For that reason, color is one of the first ways we learn to identify birds.

When is a Blue Bird not a Bluebird?

There are lots of blue birds. In Florida, where I live, you have three blue bird species year round: the eastern bluebird, the blue jay, and the Florida scrub jay. If you add in wintering birds, you’ll have to include the indigo bunting, the blue grosbeak, and the purple martin in certain light. Outside of Florida, that list gets even bigger.

Identify birds by color, but understand that a bird that's blue isn't necessarily a bluebird. This is an indigo bunting
Indigo Bunting, Fort DeSoto, St. Petersburg, Florida (admittedly, not my best shot by a long mile!)

Expand your pool of candidates to include other birds that aren’t songbirds, and you will find even more blue birds. Examples are the great blue heron, little blue heron, tri-colored heron, gray-headed swamphen, and the purple gallinule, all of which are wading birds you’ll find near water.

Florida scrub-jays are also blue birds, but they aren't named bluebird
Florida scrub-jay, Central Florida

Even the belted kingfisher is mostly blue, and it’s small enough to look a bit like a songbird! (It’s in the order Coraciiformes, however, and songbirds generally refers to anything in the order Passeriformes, aka passerines.)

Each and every one of those species is a blue bird.

But only one is a bluebird.

When is a Non-Blue Bird Actually a Bluebird?

It also might surprise you to know that eastern bluebirds aren’t always blue! Granted, they generally have some blue on them at any stage. But a juvenile bluebird is gray with white spots, with only a bit of blue on its wings. An immature or female bluebird (difficult to tell apart) is more orange and brown than blue. In fact, even the adult male looks more orange and brown if you look at it directly from the front!

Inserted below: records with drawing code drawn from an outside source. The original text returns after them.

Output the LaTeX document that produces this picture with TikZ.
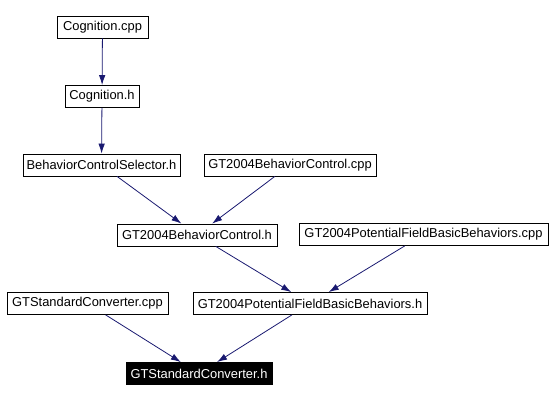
\documentclass[tikz,border=0pt]{standalone}
\usepackage{fontspec}
\setmainfont{Liberation Sans}
\usepackage{xcolor}
\usepackage{tikz}
\usetikzlibrary{arrows.meta,positioning}

\definecolor{edgeblue}{HTML}{191970}

\begin{document}
\begin{tikzpicture}[
  x=1pt, y=1pt,
  file/.style={draw, line width=0.8pt, inner sep=0pt, minimum height=22pt, font=\fontsize{12.9}{14}\selectfont},
  focus/.style={file, fill=black, text=white},
  inc/.style={-{Latex[length=10pt,width=6.5pt]}, edgeblue, line width=0.8pt}
]
\useasboundingbox (0,0) rectangle (552,-401);
% files, top to bottom
\node[file, minimum width=91pt] (cogcpp) at (102.5,-27) {Cognition.cpp};
\node[file, minimum width=74pt] (cogh) at (102,-96.5) {Cognition.h};
\node[file, minimum width=157pt] (bcsel) at (101.5,-165) {BehaviorControlSelector.h};
\node[file, minimum width=172pt] (gbccpp) at (290,-165) {GT2004BehaviorControl.cpp};
\node[file, minimum width=160pt] (gbch) at (197,-235) {GT2004BehaviorControl.h};
\node[file, minimum width=249pt] (gpfcpp) at (423.5,-234.5) {GT2004PotentialFieldBasicBehaviors.cpp};
\node[file, minimum width=161pt] (gscpp) at (87.5,-303.5) {GTStandardConverter.cpp};
\node[file, minimum width=234pt] (gpfh) at (310,-303.5) {GT2004PotentialFieldBasicBehaviors.h};
\node[focus, minimum width=146pt] (gsh) at (199,-373.5) {GTStandardConverter.h};
% includes
\draw[inc] (cogcpp) -- (cogh);
\draw[inc] (cogh) -- (bcsel);
\draw[inc] (bcsel) -- (gbch);
\draw[inc] (gbccpp) -- (gbch);
\draw[inc] (gbch) -- (gpfh);
\draw[inc] (gpfcpp) -- (gpfh);
\draw[inc] (gscpp) -- (gsh);
\draw[inc] (gpfh) -- (gsh);
\end{tikzpicture}
\end{document}
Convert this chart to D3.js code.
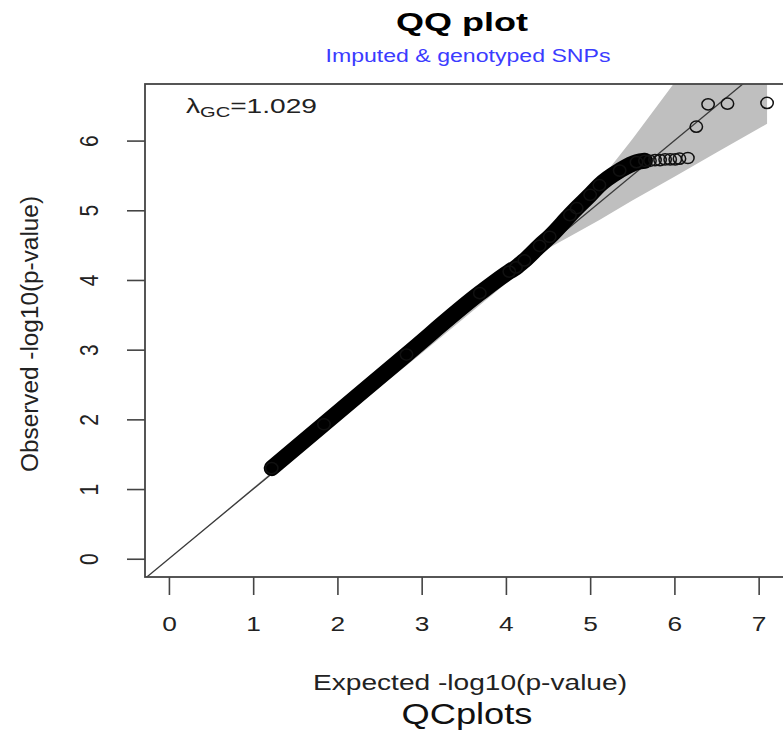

These are bluebirds! But they're very young so they aren't very blue.
Immature eastern bluebirds, photo by “Betty4240”, courtesy Canva

Give Me More Examples!

OK, no problem! Here’s one example:

Often, in this part of the world, an almost-all red bird is a cardinal. Why? Because they are common, they’re relatively large, and they readily come to feeders so they’re easy to see.

Are all red birds cardinals? Certainly not!

Consider the summer tanager:

A summer tanager is red, but it's not a cardinal. Identifying it by color is helpful, but don't assume a red bird is a cardinal.
Summer Tanager – Photo by Daniel Parent, courtesy Canva (I have photographed female summer tanagers, but they’re yellow so not a good illustration for this post!)

Or the scarlet tanager:

A scarlet tanager is red, but it's not a cardinal.
Scarlet Tanager, Fort DeSoto, St. Petersburg, Florida

Or the vermillion flycatcher:

A vermillion flycatcher is red, but it's not a cardinal.
Vermillion Flycatcher, Fort DeSoto, St. Petersburg, Florida

All of these are bright, mostly-red birds, but they aren’t Northern cardinals!

Another example is the bald eagle. Sure, it’s the symbol of America, and really big, but is a big bird with a white head always a bald eagle? Certainly not. Ospreys have a white head and similar habits of catching fish, and people mistake the two birds quite often. And a swallow-tailed kite has bluish-black wings with a white head, and is also a raptor (bird of prey), so it can be mistaken too. In my opinion, these are a little more of a stretch, but by no means uncommon.

So Can I Identify Birds by Color or Not?

Yes…but also, no.

Your best bet when identifying a bird is to use multiple field marks…the more, the better.

Some of these I mentioned above: shape, size, and markings that include feather patterns, eye-rings, and wing-bars. You should also consider the habitat, behavior, food sources, and anything else that may be different between two species that have the same color.

That said, because color is an easy way to help identify birds, you should definitely use it whenever you can. Just don’t rely on it 100% alone.